====== Material ======

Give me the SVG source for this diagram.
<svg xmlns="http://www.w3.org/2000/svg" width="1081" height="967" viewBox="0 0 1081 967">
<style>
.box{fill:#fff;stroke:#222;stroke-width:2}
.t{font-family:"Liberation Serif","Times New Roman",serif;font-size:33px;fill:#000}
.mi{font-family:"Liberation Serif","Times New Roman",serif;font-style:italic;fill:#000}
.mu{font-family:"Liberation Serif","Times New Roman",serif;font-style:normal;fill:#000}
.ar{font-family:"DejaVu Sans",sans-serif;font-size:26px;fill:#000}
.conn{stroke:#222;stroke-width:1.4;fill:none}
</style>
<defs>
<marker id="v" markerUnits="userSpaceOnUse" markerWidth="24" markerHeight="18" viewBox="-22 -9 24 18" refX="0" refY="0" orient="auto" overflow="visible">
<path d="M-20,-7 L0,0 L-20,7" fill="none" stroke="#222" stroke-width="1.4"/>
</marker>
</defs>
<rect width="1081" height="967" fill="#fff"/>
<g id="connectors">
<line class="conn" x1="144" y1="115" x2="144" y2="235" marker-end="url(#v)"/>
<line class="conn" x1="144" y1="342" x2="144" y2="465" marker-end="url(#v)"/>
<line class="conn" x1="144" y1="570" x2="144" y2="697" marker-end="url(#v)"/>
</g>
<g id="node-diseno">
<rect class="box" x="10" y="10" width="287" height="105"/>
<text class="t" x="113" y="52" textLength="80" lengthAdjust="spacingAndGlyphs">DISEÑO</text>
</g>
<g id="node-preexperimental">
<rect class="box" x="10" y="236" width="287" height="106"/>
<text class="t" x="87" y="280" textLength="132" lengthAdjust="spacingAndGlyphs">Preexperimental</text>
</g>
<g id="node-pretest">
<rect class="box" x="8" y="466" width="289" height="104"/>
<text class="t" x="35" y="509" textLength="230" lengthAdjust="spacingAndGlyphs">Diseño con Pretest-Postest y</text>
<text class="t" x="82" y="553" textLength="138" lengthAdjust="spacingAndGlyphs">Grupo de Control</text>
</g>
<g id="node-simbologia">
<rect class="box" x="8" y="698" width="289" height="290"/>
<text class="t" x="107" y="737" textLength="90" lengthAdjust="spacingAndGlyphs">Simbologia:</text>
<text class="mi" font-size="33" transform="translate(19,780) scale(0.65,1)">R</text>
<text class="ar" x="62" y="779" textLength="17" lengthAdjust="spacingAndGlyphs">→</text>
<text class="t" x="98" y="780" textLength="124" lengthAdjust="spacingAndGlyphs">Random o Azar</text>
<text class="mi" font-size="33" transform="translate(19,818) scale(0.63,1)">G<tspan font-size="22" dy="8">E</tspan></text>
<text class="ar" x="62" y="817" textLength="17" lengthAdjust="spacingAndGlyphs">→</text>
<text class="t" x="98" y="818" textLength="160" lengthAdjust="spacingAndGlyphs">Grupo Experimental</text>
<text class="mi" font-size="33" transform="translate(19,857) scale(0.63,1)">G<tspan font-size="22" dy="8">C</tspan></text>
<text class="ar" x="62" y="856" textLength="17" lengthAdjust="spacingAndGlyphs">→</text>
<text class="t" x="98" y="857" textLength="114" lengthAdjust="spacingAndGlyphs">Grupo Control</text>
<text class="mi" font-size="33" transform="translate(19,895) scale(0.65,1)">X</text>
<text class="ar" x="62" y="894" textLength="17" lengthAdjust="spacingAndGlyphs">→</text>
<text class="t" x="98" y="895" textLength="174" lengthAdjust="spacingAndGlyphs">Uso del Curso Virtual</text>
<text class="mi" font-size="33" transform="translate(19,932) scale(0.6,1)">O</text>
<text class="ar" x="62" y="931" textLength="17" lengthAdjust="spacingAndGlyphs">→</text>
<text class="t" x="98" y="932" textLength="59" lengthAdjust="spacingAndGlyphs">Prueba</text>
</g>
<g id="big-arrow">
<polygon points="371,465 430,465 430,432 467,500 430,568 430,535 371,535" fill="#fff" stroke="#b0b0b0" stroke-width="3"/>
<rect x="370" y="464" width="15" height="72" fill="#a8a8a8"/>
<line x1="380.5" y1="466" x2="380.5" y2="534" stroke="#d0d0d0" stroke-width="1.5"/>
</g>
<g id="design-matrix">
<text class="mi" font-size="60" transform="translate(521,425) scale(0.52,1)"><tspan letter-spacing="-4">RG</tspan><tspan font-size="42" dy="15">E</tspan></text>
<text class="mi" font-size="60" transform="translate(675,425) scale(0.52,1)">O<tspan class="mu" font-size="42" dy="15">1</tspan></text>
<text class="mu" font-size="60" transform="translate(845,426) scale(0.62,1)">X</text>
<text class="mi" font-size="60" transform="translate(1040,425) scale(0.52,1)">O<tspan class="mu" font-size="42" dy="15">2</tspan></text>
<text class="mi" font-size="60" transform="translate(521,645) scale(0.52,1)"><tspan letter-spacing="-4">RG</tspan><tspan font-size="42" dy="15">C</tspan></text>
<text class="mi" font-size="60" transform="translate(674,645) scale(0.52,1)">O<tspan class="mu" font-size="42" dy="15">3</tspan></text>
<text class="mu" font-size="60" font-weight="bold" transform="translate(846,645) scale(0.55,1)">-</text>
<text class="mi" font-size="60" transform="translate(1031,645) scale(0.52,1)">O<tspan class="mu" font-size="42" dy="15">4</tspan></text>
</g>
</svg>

======

Output every line above without altering anything.

*Result of the task:*
Give me the SVG source for this diagram.
<svg xmlns="http://www.w3.org/2000/svg" width="1081" height="967" viewBox="0 0 1081 967">
<style>
.box{fill:#fff;stroke:#222;stroke-width:2}
.t{font-family:"Liberation Serif","Times New Roman",serif;font-size:33px;fill:#000}
.mi{font-family:"Liberation Serif","Times New Roman",serif;font-style:italic;fill:#000}
.mu{font-family:"Liberation Serif","Times New Roman",serif;font-style:normal;fill:#000}
.ar{font-family:"DejaVu Sans",sans-serif;font-size:26px;fill:#000}
.conn{stroke:#222;stroke-width:1.4;fill:none}
</style>
<defs>
<marker id="v" markerUnits="userSpaceOnUse" markerWidth="24" markerHeight="18" viewBox="-22 -9 24 18" refX="0" refY="0" orient="auto" overflow="visible">
<path d="M-20,-7 L0,0 L-20,7" fill="none" stroke="#222" stroke-width="1.4"/>
</marker>
</defs>
<rect width="1081" height="967" fill="#fff"/>
<g id="connectors">
<line class="conn" x1="144" y1="115" x2="144" y2="235" marker-end="url(#v)"/>
<line class="conn" x1="144" y1="342" x2="144" y2="465" marker-end="url(#v)"/>
<line class="conn" x1="144" y1="570" x2="144" y2="697" marker-end="url(#v)"/>
</g>
<g id="node-diseno">
<rect class="box" x="10" y="10" width="287" height="105"/>
<text class="t" x="113" y="52" textLength="80" lengthAdjust="spacingAndGlyphs">DISEÑO</text>
</g>
<g id="node-preexperimental">
<rect class="box" x="10" y="236" width="287" height="106"/>
<text class="t" x="87" y="280" textLength="132" lengthAdjust="spacingAndGlyphs">Preexperimental</text>
</g>
<g id="node-pretest">
<rect class="box" x="8" y="466" width="289" height="104"/>
<text class="t" x="35" y="509" textLength="230" lengthAdjust="spacingAndGlyphs">Diseño con Pretest-Postest y</text>
<text class="t" x="82" y="553" textLength="138" lengthAdjust="spacingAndGlyphs">Grupo de Control</text>
</g>
<g id="node-simbologia">
<rect class="box" x="8" y="698" width="289" height="290"/>
<text class="t" x="107" y="737" textLength="90" lengthAdjust="spacingAndGlyphs">Simbologia:</text>
<text class="mi" font-size="33" transform="translate(19,780) scale(0.65,1)">R</text>
<text class="ar" x="62" y="779" textLength="17" lengthAdjust="spacingAndGlyphs">→</text>
<text class="t" x="98" y="780" textLength="124" lengthAdjust="spacingAndGlyphs">Random o Azar</text>
<text class="mi" font-size="33" transform="translate(19,818) scale(0.63,1)">G<tspan font-size="22" dy="8">E</tspan></text>
<text class="ar" x="62" y="817" textLength="17" lengthAdjust="spacingAndGlyphs">→</text>
<text class="t" x="98" y="818" textLength="160" lengthAdjust="spacingAndGlyphs">Grupo Experimental</text>
<text class="mi" font-size="33" transform="translate(19,857) scale(0.63,1)">G<tspan font-size="22" dy="8">C</tspan></text>
<text class="ar" x="62" y="856" textLength="17" lengthAdjust="spacingAndGlyphs">→</text>
<text class="t" x="98" y="857" textLength="114" lengthAdjust="spacingAndGlyphs">Grupo Control</text>
<text class="mi" font-size="33" transform="translate(19,895) scale(0.65,1)">X</text>
<text class="ar" x="62" y="894" textLength="17" lengthAdjust="spacingAndGlyphs">→</text>
<text class="t" x="98" y="895" textLength="174" lengthAdjust="spacingAndGlyphs">Uso del Curso Virtual</text>
<text class="mi" font-size="33" transform="translate(19,932) scale(0.6,1)">O</text>
<text class="ar" x="62" y="931" textLength="17" lengthAdjust="spacingAndGlyphs">→</text>
<text class="t" x="98" y="932" textLength="59" lengthAdjust="spacingAndGlyphs">Prueba</text>
</g>
<g id="big-arrow">
<polygon points="371,465 430,465 430,432 467,500 430,568 430,535 371,535" fill="#fff" stroke="#b0b0b0" stroke-width="3"/>
<rect x="370" y="464" width="15" height="72" fill="#a8a8a8"/>
<line x1="380.5" y1="466" x2="380.5" y2="534" stroke="#d0d0d0" stroke-width="1.5"/>
</g>
<g id="design-matrix">
<text class="mi" font-size="60" transform="translate(521,425) scale(0.52,1)"><tspan letter-spacing="-4">RG</tspan><tspan font-size="42" dy="15">E</tspan></text>
<text class="mi" font-size="60" transform="translate(675,425) scale(0.52,1)">O<tspan class="mu" font-size="42" dy="15">1</tspan></text>
<text class="mu" font-size="60" transform="translate(845,426) scale(0.62,1)">X</text>
<text class="mi" font-size="60" transform="translate(1040,425) scale(0.52,1)">O<tspan class="mu" font-size="42" dy="15">2</tspan></text>
<text class="mi" font-size="60" transform="translate(521,645) scale(0.52,1)"><tspan letter-spacing="-4">RG</tspan><tspan font-size="42" dy="15">C</tspan></text>
<text class="mi" font-size="60" transform="translate(674,645) scale(0.52,1)">O<tspan class="mu" font-size="42" dy="15">3</tspan></text>
<text class="mu" font-size="60" font-weight="bold" transform="translate(846,645) scale(0.55,1)">-</text>
<text class="mi" font-size="60" transform="translate(1031,645) scale(0.52,1)">O<tspan class="mu" font-size="42" dy="15">4</tspan></text>
</g>
</svg>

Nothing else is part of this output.